See, this is the visible response of the inward and invisible washing of regeneration. And we call this conversion. Conversion is the conscious act of a regenerated person to turn to God in repentance and faith. And that's what Isaiah is expressing here, is repentance. Put away the evil from the doing of your doings from before my eyes.
Cease to do evil. Learn to do good. By faith, we receive Christ and justification and adoption and life in him. By repentance, we turn from disobedience against God and begin to obey His commandments. The faith and repentance are like the two spokes in a wheel.
When the wheel, you know, which turns first? Well, when the will turns, they both turn. They turn together. The Hebrew word used to convey repentance is the word turn. And so repentance is a course reversal.

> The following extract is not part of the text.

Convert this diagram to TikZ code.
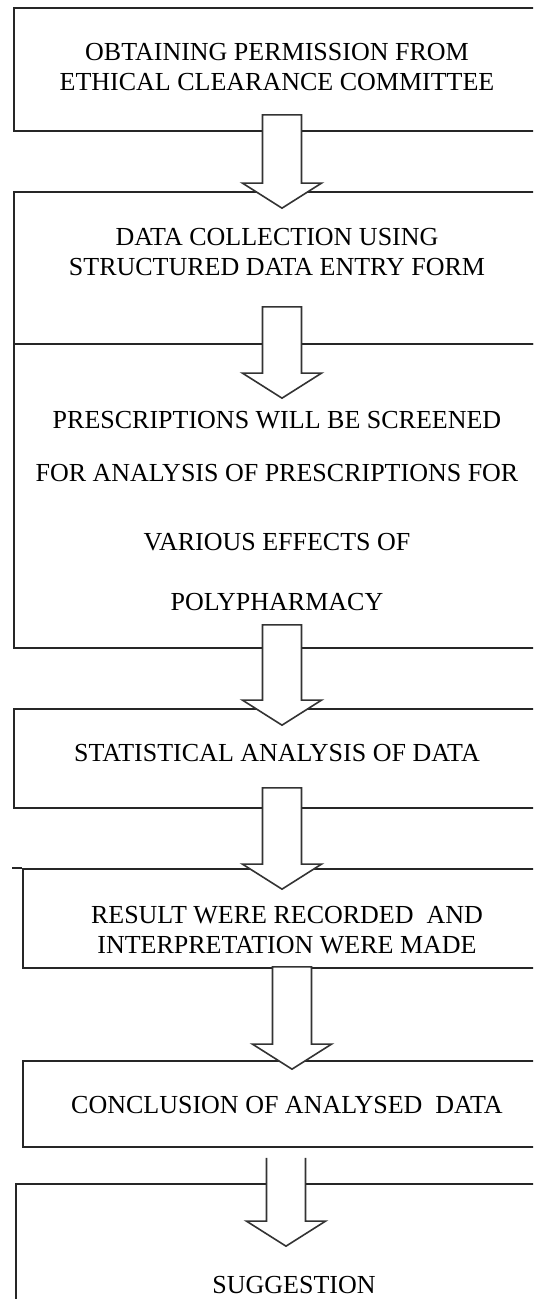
\documentclass[tikz,border=0pt]{standalone}
\usepackage{fontspec}
\setmainfont{Liberation Serif}
\usetikzlibrary{calc}

% hollow block arrow from a start point down to its tip
\newcommand{\blockarrow}[3][-- cycle]{%
  \filldraw[arrowline] let \p1=#2, \p2=#3 in
    (\x1-19.5pt,\y1) -- (\x1-19.5pt,\y2+25pt) -- (\x1-39.5pt,\y2+25pt) -- (\x1,\y2)
    -- (\x1+39.5pt,\y2+25pt) -- (\x1+19.5pt,\y2+25pt) -- (\x1+19.5pt,\y1) #1;
}

\begin{document}
\begin{tikzpicture}[x=1pt, y=-1pt,
    stepbox/.style={draw=black!85, rectangle, line width=1.7pt, inner sep=0pt},
    steptext/.style={align=center, inner sep=0pt, font=\fontsize{26}{30}\selectfont},
    arrowline/.style={draw=black!80, fill=white, line width=1.6pt, line join=miter}]
    \useasboundingbox (0,0) rectangle (533,1299);
    \clip (0,0) rectangle (533,1299);

    % Nodes (boxes)
    \node[stepbox, minimum width=526pt, minimum height=123pt] (b1) at (277,69.5) {};
    \node[stepbox, minimum width=526pt, minimum height=152pt] (b2) at (277,268) {};
    \node[stepbox, minimum width=526pt, minimum height=304pt] (b3) at (277,496) {};
    \node[stepbox, minimum width=526pt, minimum height=99pt] (b4) at (277,758.5) {};
    \node[stepbox, minimum width=528pt, minimum height=99pt] (b5) at (287,918.5) {};
    \node[stepbox, minimum width=528pt, minimum height=86pt] (b6) at (287,1104) {};
    \node[stepbox, minimum width=556pt, minimum height=156pt] (b7) at (294,1262) {};
    \draw[draw=black!85, line width=1.7pt] (b5.north west) -- ++(-10,0);

    % Arrows
    \blockarrow{($(b1.south)+(5,-17)$)}{($(b2.north)+(5,17)$)}
    \blockarrow{($(b2.south)+(5,-38)$)}{($(b3.north)+(5,55)$)}
    \blockarrow{($(b3.south)+(5,-24)$)}{($(b4.north)+(5,17)$)}
    \blockarrow{($(b4.south)+(5,-21)$)}{($(b5.north)+(-5,21)$)}
    \blockarrow{($(b5.south)+(5,-2)$)}{($(b6.north)+(5,9)$)}
    \blockarrow[]{($(b6.south)+(-1,10)$)}{($(b7.north)+(-8,63)$)}

    % Texts
    \node[steptext] (t1) at (277,67.5) {OBTAINING PERMISSION FROM\\ETHICAL CLEARANCE COMMITTEE};
    \node[steptext] (t2) at (277,252) {DATA COLLECTION USING\\STRUCTURED DATA ENTRY FORM};
    \node[steptext] (t3) at (277,511) {PRESCRIPTIONS WILL BE SCREENED\\[23pt]FOR ANALYSIS OF PRESCRIPTIONS FOR\\[39pt]VARIOUS EFFECTS OF\\[30pt]POLYPHARMACY};
    \node[steptext] (t4) at (277,753) {STATISTICAL ANALYSIS OF DATA};
    \node[steptext] (t5) at (287,930) {RESULT WERE RECORDED~ AND\\INTERPRETATION WERE MADE};
    \node[steptext] (t6) at (287,1105) {CONCLUSION OF ANALYSED~ DATA};
    \node[steptext] (t7) at (294,1285) {SUGGESTION};
\end{tikzpicture}
\end{document}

It's doing a 180, making a U-turn and then going in the opposite direction, but it begins with a decision, an act of the will. From that change of heart, then there is a forsaking and a putting away of evil. The larger catechism describes repentance under life as a saving grace, wrought in the heart of a sinner by the spirit and the word of God. Whereby out of the sight and sense, the sight and the sense not only of the danger, but also of the filthiness and odiousness of our sins. So we begin to recognize their filth and and on apprehension upon laying hold of God's mercy in Christ to such as are penitent.

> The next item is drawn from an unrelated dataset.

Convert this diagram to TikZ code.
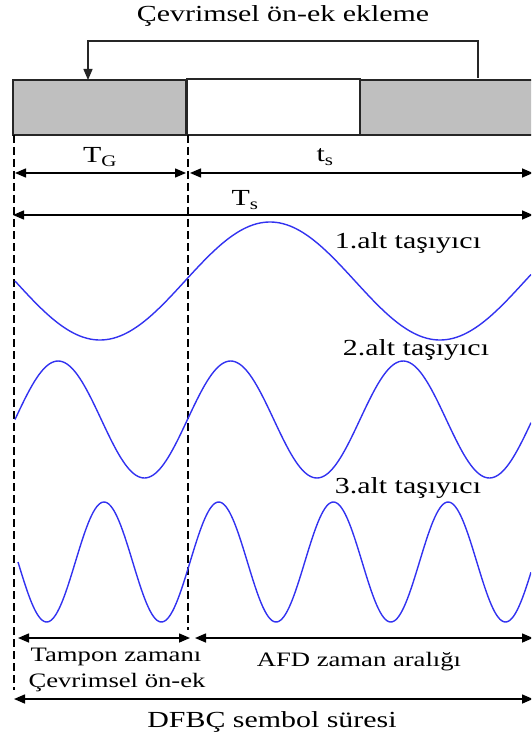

We grieve and hate for our sin and turn from them to God, purposing and endeavoring constantly to walk with Him in all the ways of new obedience. Purposing and endeavoring. See, repentance is not simply confessing our sins and receiving mercy, but he who proverbs says he who covers his sins will not prosper, but whoever confesses and forsakes them will have mercy. Confession and forsaking. So it's not enough simply to be cleansed.
Imagine a house that is overrun with mold and mildew that has permeated the walls and contaminated everything in that house. Once that house is renewed, right, once you've repaired, replaced all the walls and made them entirely new. Well, then all that furniture in there, all the furnishings also need to be replaced with new furniture. The old stuff needs to go and the new needs to be brought in. And this is this ceasing to do evil and learning to do good that Isaiah speaks of.
This is the putting off of the old man and the putting on of the new. And this requires a learning process. Learn Isaiah says learn to do good. It involves gaining knowledge and it involves training. Paul instructed the Colossians in Colossians three nine.
Do not lie to one another, since you have put off the old man with its deeds and have put on the new who is renewed in knowledge according to the image of him who created him. See, we need to be instructed in the word. We need to learn to do good. It's a work. It's the work of sanctification.
Repentance and faith produce a change in behavior. Not only is there this turning from sin and a ceasing of sin, there is also the doing of good. There's a change in the will from where we once desired to sin to now we desire to obey. God makes us. Willing.
Makes us willing to obey. That's learning to do good. Paul said. In Titus, too, that Christ gave himself for us that he might redeem us from every lawless deed and purify himself a people, a special people, zealous for good works. What are those good works?
Well, Isaiah summarizes them seek justice, rebuke the oppressor, defend the fatherless, plead for the widow. Remember James said true and undefiled religion before God and the father is this, that we visit widows and orphans in their trouble. These are people who cannot repay to us the things that we do. And then in verses 18 and following is one of the many examples of the free offer of the gospel given in scripture. It is freely and sincerely offered to all.
Come now, Isaiah says, let us reason together. That speaks of an intellectual response to this free offer of the Gospel. Repentance and saving faith involve the presence of the mind, the response of the mind to propositional truth. In conversion, see, the mind is persuaded Of the truth of scripture. Come now, let us reason together, says the Lord, though your sins are scarlet, they shall be as white as wool.
When the rich man asked Lazarus to to be sent to warn his brothers, they would not come to that place of torment that Lazarus that the rich man had come to. And the prophets, neither will they be persuaded, though one rise from the dead. But this offer, though it is freely and sincerely given, You notice that it is not without consequences. It's not it's not like an invitation that we might give to a friend or the friend might give to us, which we are free as we desire to either accept or to turn down. God's offer is not like that.
Deuteronomy 20 describes how this offer works. That was how they were to conduct war. So when you go near a city to fight against it, then proclaim an offer of peace to it. And it will be that if they accept your offer of peace and open to you, then all the people who are found in it shall be placed under tribute to you and serve you. Now, if the city will not make peace with you, but war against you, then you shall besiege it.
And when the Lord your God delivers it into your hands, you shall strike every male in it with the edge of the sword. That's what Isaiah says here. If you are willing and obedient, you will eat the good of the land. But if you refuse and rebel, you will be devoured by the sword. God's offer is freely and sincerely given to everyone.
God, Paul told the Athenians that God now commands all men everywhere to repent. And God certainly desires all men to do what he commands them to do. But all those that reject that offer are destroyed in God's wrath and justice. The mouth of the Lord has spoken it and there is no more certain, no more sure fact than what the mouth of the Lord has spoken. I pray that you all, young and old, the beginning of your life or the end of your life, receive and obey this gospel call, this command.
Cleanse yourself. Wash yourself. Learn to do good. Seek justice. Almighty Father in heaven, we thank you for the truth of your word that speaks to us in our fallen condition.
That doesn't hide the truth from us. But has graciously revealed to us the defilement of our whole nature, the corruption of our heart, and the wrath that is over us if we are not washed and cleansed. We thank you also for your grace to us to do what we are unable to do, to cleanse us, to make us new creatures, to renew our thinking, to remove the old man and its lusts that bring death. We thank you, Lord, for your grace and your work in us. And we pray that we may persevere and in.
Dying more and more unto sin and living more and more unto Christ. This we ask in Jesus name. Amen.